Dedicated to cultivating young musicians for decades, Liao is highly respected in Taiwan’s Western classical music circle today. (Photo by Chang Su-ching)
Liao also teaches what he has learned and studied for so long, having held faculty positions at Chinese Culture University, NTNU and NTUA, where he still teaches. “Many in this arena have been taught by him, either directly or indirectly,” says musicology professor Lo Kii-ming, noting that by “indirectly” she means those who have been taught in turn by Liao’s students.
“He has influenced me through his personal example, such as his attitudes toward work and people,” says Roger Chiang, one of the two current concertmasters at Taipei Symphony Orchestra. Chiang, now 35, played the violin in the TCSO from his early teens to his early 20s. He notes that Liao was always ready to help arrange chairs and music stands before a rehearsal or performance, something other conductors might consider trivial, but an act that left a deep impression on Chiang. “Most people who have his high social profile and status wouldn’t bother to do such a thing, but he’s different. He’s totally dedicated to music,” says Chiang, who still performs occasionally with TCSO. Even today, though suffering from back problems that limit his movements, Liao continues to conduct sitting on a chair, sometimes sharing the job with his son Liao Chia-hong, a prominent violinist and NTNU professor.
Recognizing Conductors
According to Lo, composers tend to have a better chance to win the National Award for Arts than conductors because they play the role of creating the music. This fact, however, only serves to underscore the significance of Liao winning the honor. “There was no great disagreement among the judges when discussing Liao’s qualifications for the award,” Lo says, adding that recognizing conductors with awards also focuses attention on the orchestras they conduct, which helps with the development of classical music in general.

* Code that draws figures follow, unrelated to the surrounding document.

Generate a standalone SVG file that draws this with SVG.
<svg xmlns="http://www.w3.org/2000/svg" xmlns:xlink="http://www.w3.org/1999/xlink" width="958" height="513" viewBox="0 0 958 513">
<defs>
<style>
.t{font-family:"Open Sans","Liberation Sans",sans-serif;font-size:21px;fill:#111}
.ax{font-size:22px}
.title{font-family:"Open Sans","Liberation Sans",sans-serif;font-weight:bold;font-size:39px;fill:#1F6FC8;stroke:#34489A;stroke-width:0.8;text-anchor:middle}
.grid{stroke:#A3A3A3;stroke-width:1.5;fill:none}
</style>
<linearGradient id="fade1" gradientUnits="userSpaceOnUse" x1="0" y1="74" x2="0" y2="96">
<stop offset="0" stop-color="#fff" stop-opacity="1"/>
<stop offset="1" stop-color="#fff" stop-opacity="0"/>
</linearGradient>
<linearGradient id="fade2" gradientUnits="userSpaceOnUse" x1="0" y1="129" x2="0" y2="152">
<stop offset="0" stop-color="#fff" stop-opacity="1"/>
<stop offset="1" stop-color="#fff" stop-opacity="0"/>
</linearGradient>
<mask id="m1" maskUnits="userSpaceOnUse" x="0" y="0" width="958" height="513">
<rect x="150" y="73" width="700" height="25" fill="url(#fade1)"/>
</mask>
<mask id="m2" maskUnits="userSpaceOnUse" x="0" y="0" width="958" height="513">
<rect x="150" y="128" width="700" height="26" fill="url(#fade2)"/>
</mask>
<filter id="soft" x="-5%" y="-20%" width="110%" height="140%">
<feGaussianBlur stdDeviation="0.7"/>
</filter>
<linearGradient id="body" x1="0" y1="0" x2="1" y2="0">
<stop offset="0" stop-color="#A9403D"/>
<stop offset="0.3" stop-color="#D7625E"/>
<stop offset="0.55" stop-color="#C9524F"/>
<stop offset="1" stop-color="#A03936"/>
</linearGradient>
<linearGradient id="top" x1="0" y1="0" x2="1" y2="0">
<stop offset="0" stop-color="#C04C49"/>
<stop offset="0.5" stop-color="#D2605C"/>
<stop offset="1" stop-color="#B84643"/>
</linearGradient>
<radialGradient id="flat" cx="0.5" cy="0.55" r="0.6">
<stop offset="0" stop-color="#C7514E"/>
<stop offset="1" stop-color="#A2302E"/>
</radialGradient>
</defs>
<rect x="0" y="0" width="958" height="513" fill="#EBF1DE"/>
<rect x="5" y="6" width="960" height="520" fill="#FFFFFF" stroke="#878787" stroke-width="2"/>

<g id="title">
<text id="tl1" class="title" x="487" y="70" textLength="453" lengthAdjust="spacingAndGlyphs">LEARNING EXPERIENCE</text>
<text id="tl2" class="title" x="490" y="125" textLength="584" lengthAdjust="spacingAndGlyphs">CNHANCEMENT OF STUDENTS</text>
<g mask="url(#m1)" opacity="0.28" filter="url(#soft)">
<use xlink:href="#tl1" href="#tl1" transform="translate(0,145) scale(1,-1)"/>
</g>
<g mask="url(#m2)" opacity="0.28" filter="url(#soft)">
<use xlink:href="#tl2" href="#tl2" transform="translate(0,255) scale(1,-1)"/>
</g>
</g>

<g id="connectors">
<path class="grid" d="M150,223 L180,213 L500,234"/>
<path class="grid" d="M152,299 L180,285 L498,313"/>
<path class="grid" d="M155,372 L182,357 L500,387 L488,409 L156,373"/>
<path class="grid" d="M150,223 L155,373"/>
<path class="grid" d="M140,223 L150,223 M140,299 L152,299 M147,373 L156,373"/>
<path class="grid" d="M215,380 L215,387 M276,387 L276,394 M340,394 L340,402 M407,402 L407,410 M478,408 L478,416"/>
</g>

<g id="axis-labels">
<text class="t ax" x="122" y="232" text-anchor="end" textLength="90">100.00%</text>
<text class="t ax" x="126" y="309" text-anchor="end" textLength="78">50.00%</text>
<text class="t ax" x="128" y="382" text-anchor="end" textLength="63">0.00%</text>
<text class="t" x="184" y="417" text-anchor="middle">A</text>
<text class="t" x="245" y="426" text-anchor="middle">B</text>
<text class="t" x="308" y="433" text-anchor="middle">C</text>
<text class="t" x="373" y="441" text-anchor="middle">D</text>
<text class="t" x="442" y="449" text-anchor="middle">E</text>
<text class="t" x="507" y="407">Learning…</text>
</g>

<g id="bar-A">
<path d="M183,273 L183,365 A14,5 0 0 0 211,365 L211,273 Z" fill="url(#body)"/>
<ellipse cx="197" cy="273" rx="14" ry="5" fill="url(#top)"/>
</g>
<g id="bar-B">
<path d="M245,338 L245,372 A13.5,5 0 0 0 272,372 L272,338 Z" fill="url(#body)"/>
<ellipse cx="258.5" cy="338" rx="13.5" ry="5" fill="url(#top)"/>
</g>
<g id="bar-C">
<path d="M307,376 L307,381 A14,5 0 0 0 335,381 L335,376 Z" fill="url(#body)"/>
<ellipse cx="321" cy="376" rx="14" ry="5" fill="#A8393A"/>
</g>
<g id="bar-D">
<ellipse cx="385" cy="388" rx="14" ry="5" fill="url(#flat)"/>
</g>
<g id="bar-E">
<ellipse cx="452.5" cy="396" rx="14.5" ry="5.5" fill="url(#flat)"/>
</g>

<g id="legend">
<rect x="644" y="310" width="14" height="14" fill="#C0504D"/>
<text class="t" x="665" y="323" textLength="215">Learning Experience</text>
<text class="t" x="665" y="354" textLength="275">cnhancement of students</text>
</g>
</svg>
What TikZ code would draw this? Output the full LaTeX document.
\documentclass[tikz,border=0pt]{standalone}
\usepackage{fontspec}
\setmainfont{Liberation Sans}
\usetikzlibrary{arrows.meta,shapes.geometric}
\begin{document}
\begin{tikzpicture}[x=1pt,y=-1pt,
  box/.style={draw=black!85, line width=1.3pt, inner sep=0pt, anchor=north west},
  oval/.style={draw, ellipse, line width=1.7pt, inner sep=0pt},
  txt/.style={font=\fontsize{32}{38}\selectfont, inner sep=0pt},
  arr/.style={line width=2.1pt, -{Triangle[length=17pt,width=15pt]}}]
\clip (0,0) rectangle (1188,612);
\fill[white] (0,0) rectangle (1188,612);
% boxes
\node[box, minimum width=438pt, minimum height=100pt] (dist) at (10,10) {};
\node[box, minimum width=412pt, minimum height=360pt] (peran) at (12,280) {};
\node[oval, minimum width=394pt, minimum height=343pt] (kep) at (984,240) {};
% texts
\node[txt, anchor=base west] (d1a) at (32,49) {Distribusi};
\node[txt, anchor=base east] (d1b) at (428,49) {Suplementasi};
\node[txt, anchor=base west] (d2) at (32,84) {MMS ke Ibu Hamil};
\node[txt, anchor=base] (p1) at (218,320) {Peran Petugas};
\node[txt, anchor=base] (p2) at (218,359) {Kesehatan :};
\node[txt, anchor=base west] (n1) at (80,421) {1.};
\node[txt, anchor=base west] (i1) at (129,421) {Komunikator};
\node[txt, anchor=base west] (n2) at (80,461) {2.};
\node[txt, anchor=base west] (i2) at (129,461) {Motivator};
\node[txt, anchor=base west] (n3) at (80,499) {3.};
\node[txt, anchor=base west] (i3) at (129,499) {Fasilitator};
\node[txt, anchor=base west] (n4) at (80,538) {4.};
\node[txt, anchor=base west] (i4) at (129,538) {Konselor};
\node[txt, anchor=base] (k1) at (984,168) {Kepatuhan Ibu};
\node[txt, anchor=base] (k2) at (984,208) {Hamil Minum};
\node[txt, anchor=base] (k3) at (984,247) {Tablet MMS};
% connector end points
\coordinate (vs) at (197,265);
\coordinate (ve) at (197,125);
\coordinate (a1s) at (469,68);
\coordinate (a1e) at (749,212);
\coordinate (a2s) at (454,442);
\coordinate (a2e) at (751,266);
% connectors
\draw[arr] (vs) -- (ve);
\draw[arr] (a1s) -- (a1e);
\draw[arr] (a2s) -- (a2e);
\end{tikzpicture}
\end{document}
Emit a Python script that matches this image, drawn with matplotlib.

Over the course of time, thanks largely to the efforts of its founder, the musicians who have been involved in TCSO have become something akin to a large family, with Liao serving as the head. That family now consists of many members such as Chiang who have gone on to become movers and shakers in the classical music circle in Taiwan. A major booster of Western classical music since Taiwan was still a place where pirated vinyl records were the main source of enjoyment for music aficionados, Liao certainly deserves the respect accorded to him by his “family,” as well as all the applause he receives from audiences and critics today.